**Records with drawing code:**
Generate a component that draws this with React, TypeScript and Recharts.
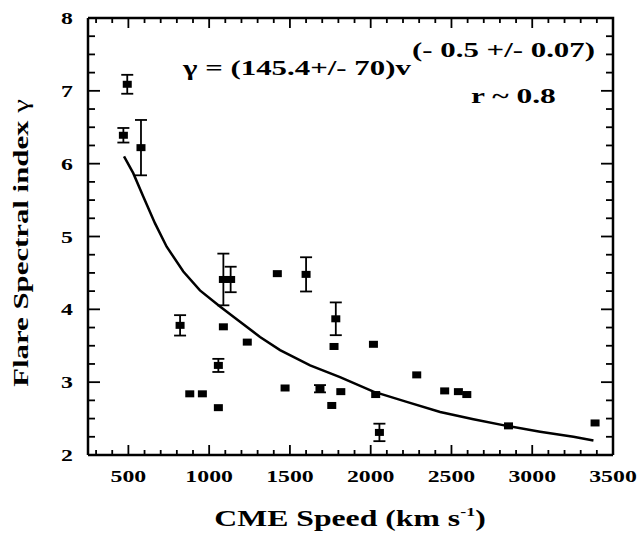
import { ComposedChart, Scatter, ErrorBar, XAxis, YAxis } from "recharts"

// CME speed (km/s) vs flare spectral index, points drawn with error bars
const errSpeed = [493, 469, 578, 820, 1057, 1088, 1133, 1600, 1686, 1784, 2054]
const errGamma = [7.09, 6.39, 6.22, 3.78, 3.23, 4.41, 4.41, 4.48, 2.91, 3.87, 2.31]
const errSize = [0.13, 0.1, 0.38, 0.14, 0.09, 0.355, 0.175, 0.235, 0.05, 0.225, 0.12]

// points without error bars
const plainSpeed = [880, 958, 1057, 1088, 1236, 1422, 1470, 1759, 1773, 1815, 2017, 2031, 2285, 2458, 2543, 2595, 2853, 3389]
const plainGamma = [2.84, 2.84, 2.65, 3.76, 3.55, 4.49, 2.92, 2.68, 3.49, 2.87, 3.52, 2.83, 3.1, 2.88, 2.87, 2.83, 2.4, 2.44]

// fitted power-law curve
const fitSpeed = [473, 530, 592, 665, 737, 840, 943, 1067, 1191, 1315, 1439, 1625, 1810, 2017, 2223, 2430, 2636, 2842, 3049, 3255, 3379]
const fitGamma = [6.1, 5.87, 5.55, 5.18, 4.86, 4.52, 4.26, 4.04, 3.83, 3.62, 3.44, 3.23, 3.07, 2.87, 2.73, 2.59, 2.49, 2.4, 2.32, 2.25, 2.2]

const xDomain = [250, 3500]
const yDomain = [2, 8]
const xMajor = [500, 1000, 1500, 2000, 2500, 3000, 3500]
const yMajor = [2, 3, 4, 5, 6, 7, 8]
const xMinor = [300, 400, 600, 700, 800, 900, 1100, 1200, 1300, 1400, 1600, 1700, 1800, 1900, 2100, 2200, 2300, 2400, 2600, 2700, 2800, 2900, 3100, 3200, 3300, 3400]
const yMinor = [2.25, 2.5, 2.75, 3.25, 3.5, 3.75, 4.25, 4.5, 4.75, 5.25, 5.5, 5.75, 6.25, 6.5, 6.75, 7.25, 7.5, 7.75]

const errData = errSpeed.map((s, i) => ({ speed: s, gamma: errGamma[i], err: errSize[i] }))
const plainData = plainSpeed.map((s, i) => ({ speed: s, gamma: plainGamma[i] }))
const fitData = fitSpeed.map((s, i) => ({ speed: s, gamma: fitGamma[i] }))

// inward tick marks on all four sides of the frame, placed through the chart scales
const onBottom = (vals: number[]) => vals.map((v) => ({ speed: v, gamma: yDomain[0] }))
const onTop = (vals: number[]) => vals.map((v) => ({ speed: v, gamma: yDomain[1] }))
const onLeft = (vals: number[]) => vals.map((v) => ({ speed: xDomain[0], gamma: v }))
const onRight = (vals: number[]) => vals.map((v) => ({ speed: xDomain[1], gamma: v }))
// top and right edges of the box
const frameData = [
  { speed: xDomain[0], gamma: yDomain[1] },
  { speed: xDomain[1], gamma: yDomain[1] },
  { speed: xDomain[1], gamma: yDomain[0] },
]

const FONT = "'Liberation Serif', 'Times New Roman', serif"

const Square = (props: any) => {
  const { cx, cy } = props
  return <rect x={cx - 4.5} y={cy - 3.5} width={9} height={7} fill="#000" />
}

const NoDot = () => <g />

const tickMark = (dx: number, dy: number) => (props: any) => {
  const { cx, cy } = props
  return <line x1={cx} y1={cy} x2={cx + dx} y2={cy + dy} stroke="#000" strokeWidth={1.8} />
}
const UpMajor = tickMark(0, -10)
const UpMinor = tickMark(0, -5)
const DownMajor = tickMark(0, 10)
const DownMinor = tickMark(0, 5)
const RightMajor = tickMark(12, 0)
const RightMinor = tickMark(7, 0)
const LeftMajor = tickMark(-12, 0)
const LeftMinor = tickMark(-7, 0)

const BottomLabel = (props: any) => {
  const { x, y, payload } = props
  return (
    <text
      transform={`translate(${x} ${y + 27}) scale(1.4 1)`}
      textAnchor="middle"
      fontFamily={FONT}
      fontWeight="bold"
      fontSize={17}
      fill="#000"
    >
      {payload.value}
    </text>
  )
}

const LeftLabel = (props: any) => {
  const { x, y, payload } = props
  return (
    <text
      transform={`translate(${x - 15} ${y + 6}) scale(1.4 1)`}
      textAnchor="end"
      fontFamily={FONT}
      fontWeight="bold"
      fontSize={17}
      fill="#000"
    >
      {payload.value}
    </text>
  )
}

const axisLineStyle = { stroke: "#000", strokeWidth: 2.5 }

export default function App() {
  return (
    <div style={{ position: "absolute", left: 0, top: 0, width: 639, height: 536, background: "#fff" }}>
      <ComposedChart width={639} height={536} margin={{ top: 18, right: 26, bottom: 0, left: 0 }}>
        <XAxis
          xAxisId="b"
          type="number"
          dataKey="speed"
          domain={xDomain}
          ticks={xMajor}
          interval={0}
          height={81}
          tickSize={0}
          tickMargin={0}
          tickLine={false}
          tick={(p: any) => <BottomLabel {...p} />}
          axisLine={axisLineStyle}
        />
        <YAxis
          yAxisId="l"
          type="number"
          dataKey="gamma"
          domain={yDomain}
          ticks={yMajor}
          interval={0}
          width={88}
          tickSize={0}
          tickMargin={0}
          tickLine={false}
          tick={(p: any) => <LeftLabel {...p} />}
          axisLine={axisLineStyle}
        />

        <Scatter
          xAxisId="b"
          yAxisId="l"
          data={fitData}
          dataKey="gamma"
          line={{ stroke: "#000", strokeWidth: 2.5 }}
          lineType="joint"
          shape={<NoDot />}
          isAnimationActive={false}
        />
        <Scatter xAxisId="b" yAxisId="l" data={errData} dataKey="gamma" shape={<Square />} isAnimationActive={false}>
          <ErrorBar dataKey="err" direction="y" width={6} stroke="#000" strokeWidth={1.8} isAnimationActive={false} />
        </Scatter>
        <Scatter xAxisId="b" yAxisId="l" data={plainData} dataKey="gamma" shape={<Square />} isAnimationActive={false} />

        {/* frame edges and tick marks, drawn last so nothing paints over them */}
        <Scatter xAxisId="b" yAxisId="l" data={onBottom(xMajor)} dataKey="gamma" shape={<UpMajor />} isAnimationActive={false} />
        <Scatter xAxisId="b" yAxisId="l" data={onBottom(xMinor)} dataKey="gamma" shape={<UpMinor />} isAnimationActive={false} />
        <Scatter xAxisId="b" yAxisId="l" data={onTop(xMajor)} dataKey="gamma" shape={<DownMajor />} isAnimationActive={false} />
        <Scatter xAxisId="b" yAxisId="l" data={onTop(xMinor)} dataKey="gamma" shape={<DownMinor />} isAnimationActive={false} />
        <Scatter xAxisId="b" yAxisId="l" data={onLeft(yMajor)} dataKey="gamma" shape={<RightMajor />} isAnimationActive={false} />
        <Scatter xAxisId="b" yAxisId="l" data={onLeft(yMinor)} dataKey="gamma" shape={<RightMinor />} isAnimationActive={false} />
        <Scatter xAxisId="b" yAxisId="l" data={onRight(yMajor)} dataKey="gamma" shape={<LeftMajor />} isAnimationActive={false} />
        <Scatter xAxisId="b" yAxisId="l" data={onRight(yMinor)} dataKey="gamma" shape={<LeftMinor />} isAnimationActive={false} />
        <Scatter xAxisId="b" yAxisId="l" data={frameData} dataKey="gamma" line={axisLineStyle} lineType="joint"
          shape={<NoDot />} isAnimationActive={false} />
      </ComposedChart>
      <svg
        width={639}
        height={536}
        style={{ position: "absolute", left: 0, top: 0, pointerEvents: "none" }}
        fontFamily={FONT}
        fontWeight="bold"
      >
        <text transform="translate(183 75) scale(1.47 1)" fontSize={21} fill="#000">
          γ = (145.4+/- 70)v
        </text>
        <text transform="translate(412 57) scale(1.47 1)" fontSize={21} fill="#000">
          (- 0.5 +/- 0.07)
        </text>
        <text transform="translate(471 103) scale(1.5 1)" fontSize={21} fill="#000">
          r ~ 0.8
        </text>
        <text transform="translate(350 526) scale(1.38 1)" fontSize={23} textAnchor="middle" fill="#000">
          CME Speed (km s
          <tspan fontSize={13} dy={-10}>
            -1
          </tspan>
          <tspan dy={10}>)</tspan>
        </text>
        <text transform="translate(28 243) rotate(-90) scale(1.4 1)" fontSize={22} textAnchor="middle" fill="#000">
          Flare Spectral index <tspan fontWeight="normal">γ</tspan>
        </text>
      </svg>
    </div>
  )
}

---

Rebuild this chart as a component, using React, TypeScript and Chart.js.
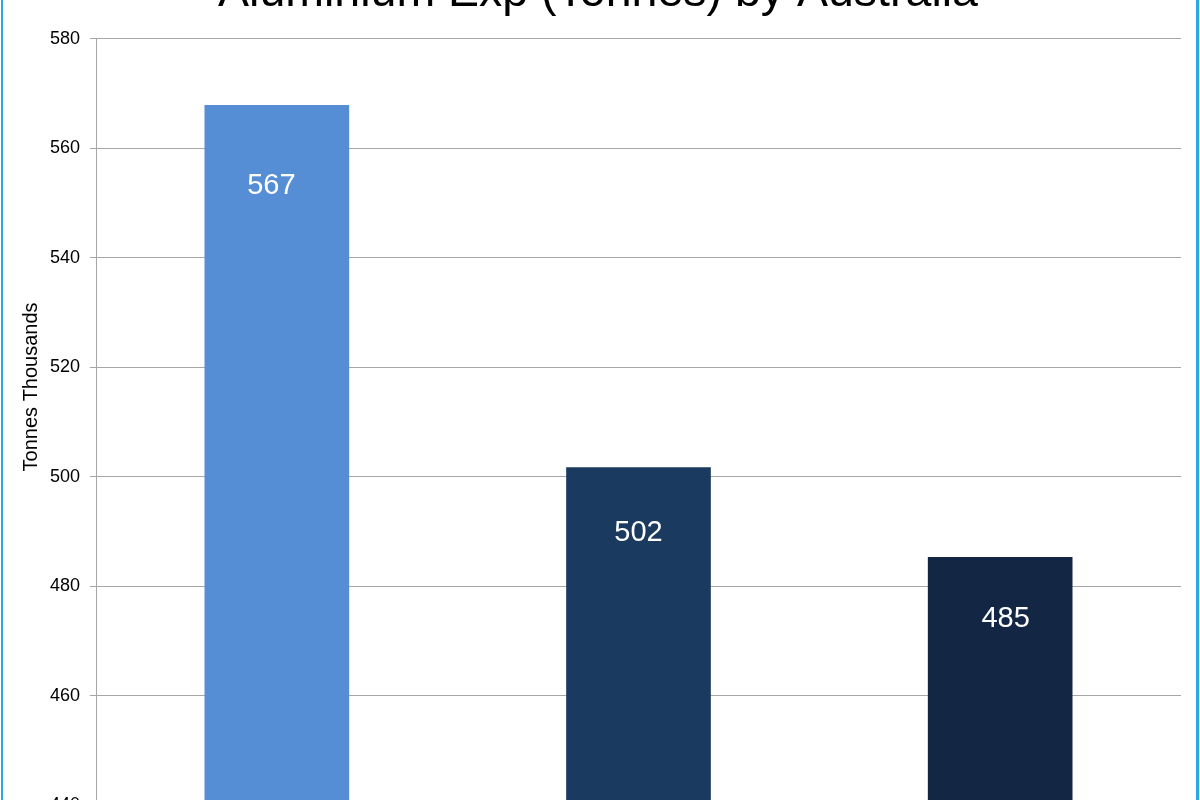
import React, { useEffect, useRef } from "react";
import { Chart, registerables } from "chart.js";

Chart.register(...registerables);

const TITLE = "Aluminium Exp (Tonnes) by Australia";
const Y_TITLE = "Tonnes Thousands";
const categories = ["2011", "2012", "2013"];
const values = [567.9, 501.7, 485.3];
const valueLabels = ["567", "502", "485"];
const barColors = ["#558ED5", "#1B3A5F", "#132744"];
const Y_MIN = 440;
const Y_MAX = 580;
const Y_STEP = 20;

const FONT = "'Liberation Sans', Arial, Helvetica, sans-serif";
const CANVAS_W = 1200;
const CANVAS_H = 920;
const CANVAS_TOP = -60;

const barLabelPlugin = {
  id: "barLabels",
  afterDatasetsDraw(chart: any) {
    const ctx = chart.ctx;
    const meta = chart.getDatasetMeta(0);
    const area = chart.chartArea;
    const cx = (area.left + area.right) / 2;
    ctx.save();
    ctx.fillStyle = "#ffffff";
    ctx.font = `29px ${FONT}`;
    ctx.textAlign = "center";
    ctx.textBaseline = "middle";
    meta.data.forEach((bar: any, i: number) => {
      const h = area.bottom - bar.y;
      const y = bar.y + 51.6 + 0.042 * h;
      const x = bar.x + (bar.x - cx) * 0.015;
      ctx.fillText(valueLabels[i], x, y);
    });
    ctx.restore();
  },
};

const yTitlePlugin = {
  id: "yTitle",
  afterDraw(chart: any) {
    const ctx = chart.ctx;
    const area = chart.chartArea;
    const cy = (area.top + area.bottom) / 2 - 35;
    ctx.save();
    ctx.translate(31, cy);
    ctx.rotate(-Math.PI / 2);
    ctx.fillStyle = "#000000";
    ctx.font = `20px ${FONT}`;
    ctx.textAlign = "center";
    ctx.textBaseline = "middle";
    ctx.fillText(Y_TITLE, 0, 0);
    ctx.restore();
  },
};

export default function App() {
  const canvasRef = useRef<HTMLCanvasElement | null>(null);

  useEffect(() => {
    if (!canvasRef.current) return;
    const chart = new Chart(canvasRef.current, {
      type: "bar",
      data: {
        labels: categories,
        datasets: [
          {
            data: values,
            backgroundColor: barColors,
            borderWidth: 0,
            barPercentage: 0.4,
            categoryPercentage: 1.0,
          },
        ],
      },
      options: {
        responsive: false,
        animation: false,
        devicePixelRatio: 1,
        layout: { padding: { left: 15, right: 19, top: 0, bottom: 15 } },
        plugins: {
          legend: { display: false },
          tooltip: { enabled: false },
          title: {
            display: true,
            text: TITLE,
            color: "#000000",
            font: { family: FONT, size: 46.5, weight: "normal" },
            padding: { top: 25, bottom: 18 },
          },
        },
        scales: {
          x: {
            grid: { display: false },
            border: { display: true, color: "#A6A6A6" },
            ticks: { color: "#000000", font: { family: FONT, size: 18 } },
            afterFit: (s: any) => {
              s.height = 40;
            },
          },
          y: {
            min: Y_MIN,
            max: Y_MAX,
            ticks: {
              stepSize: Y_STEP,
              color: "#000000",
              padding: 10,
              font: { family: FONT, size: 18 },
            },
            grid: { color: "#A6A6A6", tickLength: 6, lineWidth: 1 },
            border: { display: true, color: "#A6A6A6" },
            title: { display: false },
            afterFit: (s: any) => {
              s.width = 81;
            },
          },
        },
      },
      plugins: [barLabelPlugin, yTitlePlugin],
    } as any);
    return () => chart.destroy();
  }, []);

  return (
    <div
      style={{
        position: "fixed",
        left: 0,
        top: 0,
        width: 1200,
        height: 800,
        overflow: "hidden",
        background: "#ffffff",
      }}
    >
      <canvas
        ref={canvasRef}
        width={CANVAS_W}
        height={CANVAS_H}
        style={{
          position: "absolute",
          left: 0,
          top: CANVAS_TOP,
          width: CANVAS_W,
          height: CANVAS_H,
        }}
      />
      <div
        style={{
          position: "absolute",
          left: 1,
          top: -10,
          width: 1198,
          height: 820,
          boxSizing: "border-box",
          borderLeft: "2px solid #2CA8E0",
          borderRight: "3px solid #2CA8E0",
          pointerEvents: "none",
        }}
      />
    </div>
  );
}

**DESCRIPTION OF THE TASK:** Begin at the line containing "Generate a component", end at the line containing "2.32, 2.25, 2.2]", and copy those lines word for word, both included. Skip pictures.

**REPLY:**
Generate a component that draws this with React, TypeScript and Recharts.
import { ComposedChart, Scatter, ErrorBar, XAxis, YAxis } from "recharts"

// CME speed (km/s) vs flare spectral index, points drawn with error bars
const errSpeed = [493, 469, 578, 820, 1057, 1088, 1133, 1600, 1686, 1784, 2054]
const errGamma = [7.09, 6.39, 6.22, 3.78, 3.23, 4.41, 4.41, 4.48, 2.91, 3.87, 2.31]
const errSize = [0.13, 0.1, 0.38, 0.14, 0.09, 0.355, 0.175, 0.235, 0.05, 0.225, 0.12]

// points without error bars
const plainSpeed = [880, 958, 1057, 1088, 1236, 1422, 1470, 1759, 1773, 1815, 2017, 2031, 2285, 2458, 2543, 2595, 2853, 3389]
const plainGamma = [2.84, 2.84, 2.65, 3.76, 3.55, 4.49, 2.92, 2.68, 3.49, 2.87, 3.52, 2.83, 3.1, 2.88, 2.87, 2.83, 2.4, 2.44]

// fitted power-law curve
const fitSpeed = [473, 530, 592, 665, 737, 840, 943, 1067, 1191, 1315, 1439, 1625, 1810, 2017, 2223, 2430, 2636, 2842, 3049, 3255, 3379]
const fitGamma = [6.1, 5.87, 5.55, 5.18, 4.86, 4.52, 4.26, 4.04, 3.83, 3.62, 3.44, 3.23, 3.07, 2.87, 2.73, 2.59, 2.49, 2.4, 2.32, 2.25, 2.2]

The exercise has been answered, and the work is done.